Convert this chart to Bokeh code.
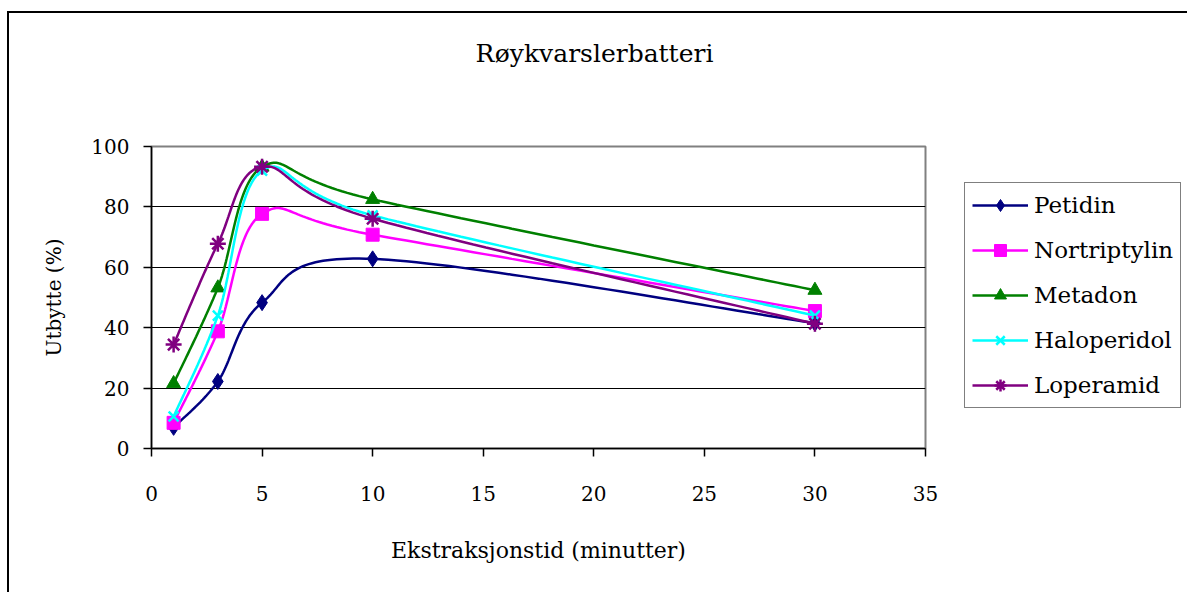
import numpy as np
from bokeh.plotting import figure
from bokeh.models import Range1d, FixedTicker, Legend, LegendItem, LinearAxis
from bokeh.embed import file_html
from bokeh.resources import INLINE

# ---- data ----
minutes = [1, 3, 5, 10, 30]
petidin = [7.0, 22.2, 48.3, 62.8, 41.5]
nortriptylin = [8.5, 38.8, 77.7, 70.8, 45.5]
metadon = [21.5, 53.2, 93.2, 82.5, 52.4]
haloperidol = [10.6, 44.0, 92.0, 77.2, 44.0]
loperamid = [34.4, 67.8, 93.3, 76.1, 41.3]

series_names = ["Petidin", "Nortriptylin", "Metadon", "Haloperidol", "Loperamid"]
series_values = [petidin, nortriptylin, metadon, haloperidol, loperamid]
colors = ["#000080", "#FF00FF", "#008000", "#00FFFF", "#800080"]
markers = ["diamond", "square", "triangle", "x", "asterisk"]
marker_sizes = [16, 13, 14, 14, 16]

x_ticks = [0, 5, 10, 15, 20, 25, 30, 35]
y_ticks = [0, 20, 40, 60, 80, 100]

chart_title = "Røykvarslerbatteri"
x_title = "Ekstraksjonstid (minutter)"
y_title = "Utbytte (%)"

FONT = "DejaVu Serif"


def smooth(xs, ys, n=40):
    """Excel-like smoothed line: cubic Bezier segments through the points."""
    pts = np.column_stack([np.asarray(xs, float), np.asarray(ys, float)])
    out = []
    t = np.linspace(0, 1, n)[:, None]
    for i in range(len(pts) - 1):
        p0 = pts[i - 1] if i > 0 else pts[i]
        p1 = pts[i]
        p2 = pts[i + 1]
        p3 = pts[i + 2] if i + 2 < len(pts) else pts[i + 1]
        c1 = p1 + (p2 - p0) / 6.0
        c2 = p2 - (p3 - p1) / 6.0
        seg = (1 - t) ** 3 * p1 + 3 * (1 - t) ** 2 * t * c1 + 3 * (1 - t) * t ** 2 * c2 + t ** 3 * p2
        out.append(seg if i == 0 else seg[1:])
    arr = np.vstack(out)
    return arr[:, 0], arr[:, 1]


p = figure(frame_width=774, frame_height=302, output_backend="svg", toolbar_location=None,
           x_range=Range1d(0, 35), y_range=Range1d(0, 100),
           min_border_left=142, min_border_top=133,
           min_border_right=260, min_border_bottom=144)
p.styles = {"margin-left": "7px", "margin-top": "11px",
            "border-left": "2px solid black", "border-top": "2px solid black"}

# the bottom and left axes created by figure()
xa = p.below[0]
ya = p.left[0]

# invisible spacer axis above the frame, so the title sits higher
spacer_axis = LinearAxis(ticker=FixedTicker(ticks=[]), axis_line_color=None,
                         major_tick_out=0, major_tick_in=0, minor_tick_out=0, minor_tick_in=0,
                         major_label_standoff=0, axis_label=" ",
                         axis_label_standoff=60, axis_label_text_font_size="10px",
                         axis_label_text_color="white")
p.add_layout(spacer_axis, "above")

p.title.text = chart_title
p.title.align = "left"
p.title.offset = 324
p.title.vertical_align = "bottom"
p.title.standoff = 10
p.title.text_font = FONT
p.title.text_font_size = "25px"
p.title.text_font_style = "normal"
p.title.text_color = "black"

p.background_fill_color = "white"
p.border_fill_color = "white"
p.outline_line_color = "#808080"
p.outline_line_width = 2

p.xgrid.visible = False
p.ygrid.ticker = FixedTicker(ticks=y_ticks)
p.ygrid.grid_line_color = "black"
p.ygrid.grid_line_width = 1
p.ygrid.grid_line_alpha = 1.0

for ax in (xa, ya):
    ax.axis_line_color = "black"
    ax.axis_line_width = 1.5
    ax.major_tick_line_color = "black"
    ax.major_tick_line_width = 1.5
    ax.major_tick_in = 0
    ax.major_tick_out = 8
    ax.minor_tick_line_color = None
    ax.major_label_text_font = FONT
    ax.major_label_text_font_size = "20px"
    ax.major_label_text_color = "black"
    ax.axis_label_text_font = FONT
    ax.axis_label_text_font_style = "normal"
    ax.axis_label_text_color = "black"

xa.axis_label_text_font_size = "22px"
ya.axis_label_text_font_size = "20px"
xa.ticker = FixedTicker(ticks=x_ticks)
ya.ticker = FixedTicker(ticks=y_ticks)
xa.major_label_standoff = 29
ya.major_label_standoff = 14
xa.axis_label = x_title
ya.axis_label = y_title
xa.axis_label_standoff = 34
ya.axis_label_standoff = 22

items = []
for name, vals, col, mk, ms in zip(series_names, series_values, colors, markers, marker_sizes):
    sx, sy = smooth(minutes, vals)
    r_line = p.line(sx, sy, line_color=col, line_width=2.5)
    r_pts = p.scatter(minutes, vals, marker=mk, size=ms, fill_color=col, line_color=col,
                      line_width=2.5 if mk in ("x", "asterisk") else 1)
    items.append(LegendItem(label=name, renderers=[r_line, r_pts]))

legend = Legend(items=items, location=(39, 40))
legend.margin = 0
legend.padding = 7
legend.spacing = 15
legend.glyph_width = 56
legend.glyph_height = 30
legend.label_height = 30
legend.label_standoff = 6
legend.label_text_font = FONT
legend.label_text_font_size = "23px"
legend.label_text_color = "black"
legend.border_line_color = "black"
legend.border_line_width = 1.5
legend.background_fill_color = "white"
legend.background_fill_alpha = 1.0
p.add_layout(legend, "right")

open("out.html", "w").write(file_html(p, INLINE))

» Prompt
Starting with the first line of the data above and ending with the line containing "from bokeh.resources import INLINE", please restate every line exactly, leaving images out.

» Task solution
Convert this chart to Bokeh code.
import numpy as np
from bokeh.plotting import figure
from bokeh.models import Range1d, FixedTicker, Legend, LegendItem, LinearAxis
from bokeh.embed import file_html
from bokeh.resources import INLINE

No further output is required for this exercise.